Even though the BL5 have a great off-axis horizontal dispersion, I've rotated them pointing to the sweet spot for aesthetics reasons...
Now, the tricky part: does anyone know if I have to rotate the speakers, so that the calibration mic is perpendicular to the wall behind them, before triggering the calibration process?
Cheers, Dante.
Barry Santini:No! Calibrate in listening positon
Beolab 50, Beolab 8000 x 2, Beolab 4000 x 2, BeoSound Core, BeoSound 9000, BeoSound Century, BeoLit 15, BeoPlay A1, BeoPlay P2, BeoPlay H9 3rd Gen, BeoPlay H6, EarSet 3i, BeoVision Eclipse Gen 2 55", BeoPlay V1-40, BeoCom 6000 and so much else :)
Given the long wavelengths of bass notes I doubt it make any difference. Wavelength at 20 Hz is 56.5 feet.
Jeff
I'm afraid I'm recovering from the BeoVirus.
The earlier answer is correct: place your speakers, then calibrate. If you move them (rotation is included as a movement) then re-calibrate.

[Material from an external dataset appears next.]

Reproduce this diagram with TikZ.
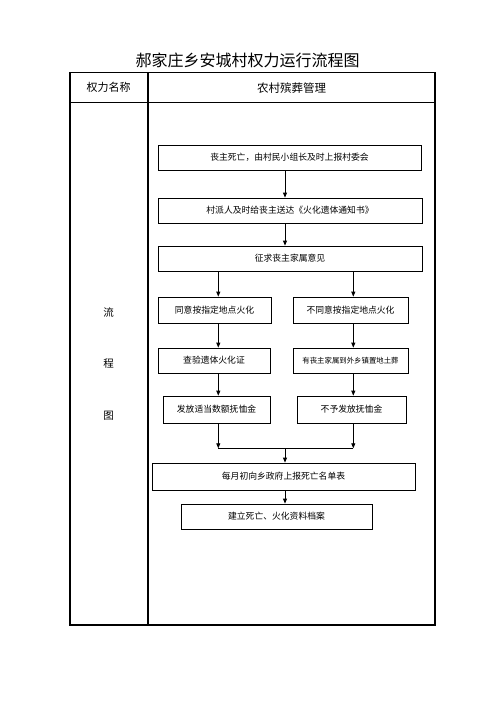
\documentclass[tikz,border=0pt]{standalone}
\usepackage{fontspec}
\newfontfamily\cjk{Noto Sans CJK SC}
\usetikzlibrary{arrows.meta}
\begin{document}
\begin{tikzpicture}[x=1pt,y=-1pt,
  box/.style={draw,line width=0.8pt,inner sep=0pt,anchor=center,font=\cjk\fontsize{8.8}{10}\selectfont},
  arr/.style={line width=0.8pt,-{Triangle[length=5pt,width=4pt]}},
  tline/.style={line width=1.1pt},
  lbl/.style={inner sep=0pt,anchor=center}]
\useasboundingbox (0,0) rectangle (496,702);
% table
\draw[tline] (70,72.7) rectangle (435,625);
\draw[tline] (148,72.7) -- (148,625);
\draw[tline] (70,102.7) -- (435,102.7);
% title and headers
\node[lbl,font=\cjk\fontsize{16}{18}\selectfont] (title) at (247.5,60.7) {郝家庄乡安城村权力运行流程图};
\node[lbl,font=\cjk\fontsize{11}{13}\selectfont] (h1) at (108.5,87.7) {权力名称};
\node[lbl,font=\cjk\fontsize{11.5}{13}\selectfont] (h2) at (291.5,87.7) {农村殡葬管理};
\node[lbl,font=\cjk\fontsize{10.5}{12}\selectfont] (c1) at (108.5,312.7) {流};
\node[lbl,font=\cjk\fontsize{10.5}{12}\selectfont] (c2) at (108.5,364) {程};
\node[lbl,font=\cjk\fontsize{10.5}{12}\selectfont] (c3) at (108.5,416) {图};
% boxes
\node[box,minimum width=263pt,minimum height=25pt] (b1) at (289.5,157.5) {丧主死亡，由村民小组长及时上报村委会};
\node[box,minimum width=264pt,minimum height=25pt] (b2) at (290,210.5) {村派人及时给丧主送达《火化遗体通知书》};
\node[box,minimum width=264pt,minimum height=25pt] (b3) at (290,258.5) {征求丧主家属意见};
\node[box,minimum width=113pt,minimum height=26pt] (l1) at (214.5,310) {同意按指定地点火化};
\node[box,minimum width=115pt,minimum height=26pt] (r1) at (350.5,310) {不同意按指定地点火化};
\node[box,minimum width=112pt,minimum height=25pt] (l2) at (214,360.5) {查验遗体火化证};
\node[box,minimum width=115pt,minimum height=25pt,font=\cjk\fontsize{7.4}{9}\selectfont] (r2) at (350.5,360.5) {有丧主家属到外乡镇置地土葬};
\node[box,minimum width=107pt,minimum height=27pt] (l3) at (216.5,409.5) {发放适当数额抚恤金};
\node[box,minimum width=109pt,minimum height=27pt] (r3) at (351.5,409.5) {不予发放抚恤金};
\node[box,minimum width=263pt,minimum height=27pt] (b4) at (283.5,476.5) {每月初向乡政府上报死亡名单表};
\node[box,minimum width=191pt,minimum height=25pt] (b5) at (276.5,516.5) {建立死亡、火化资料档案};
% guide coordinates
\coordinate (mx) at (285,0);
\coordinate (lx) at (218.3,0);
\coordinate (rx) at (353.3,0);
\coordinate (jl) at (218.3,448.3);
\coordinate (jr) at (353.3,448.3);
\coordinate (jm) at (285,448.3);
% connectors
\draw[arr] (b1.south -| mx) -- (b2.north -| mx);
\draw[arr] (b2.south -| mx) -- (b3.north -| mx);
\draw[arr] (b3.south -| lx) -- (l1.north -| lx);
\draw[arr] (b3.south -| rx) -- (r1.north -| rx);
\draw[arr] (l1.south -| lx) -- (l2.north -| lx);
\draw[arr] (r1.south -| rx) -- (r2.north -| rx);
\draw[arr] (l2.south -| lx) -- (l3.north -| lx);
\draw[arr] (r2.south -| rx) -- (r3.north -| rx);
\draw[arr] (l3.south -| lx) -- (jl);
\draw[arr] (r3.south -| rx) -- (jr);
\draw[line width=0.8pt] (jl) -- (jr);
\draw[arr] (jm) -- (b4.north -| mx);
\draw[arr] (b4.south -| mx) -- (b5.north -| mx);
\end{tikzpicture}
\end{document}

Note that the ABC measurement does not measure things like distances to walls. It measures the radiation resistance on the loudspeaker. On other words, it "sees" the entire room as a "thing" that "pushes back" on the loudspeakers' radiation differently at different frequencies. That resistance is, in effect, a measurement of the entire room's "magnitude response" effect on the loudspeaker in its location. It cannot "see" individual discrete objects or attributes of the room (like distance to walls) - although changing objects, their locations, or the wall distances, will have a resulting effect on the radiation resistance.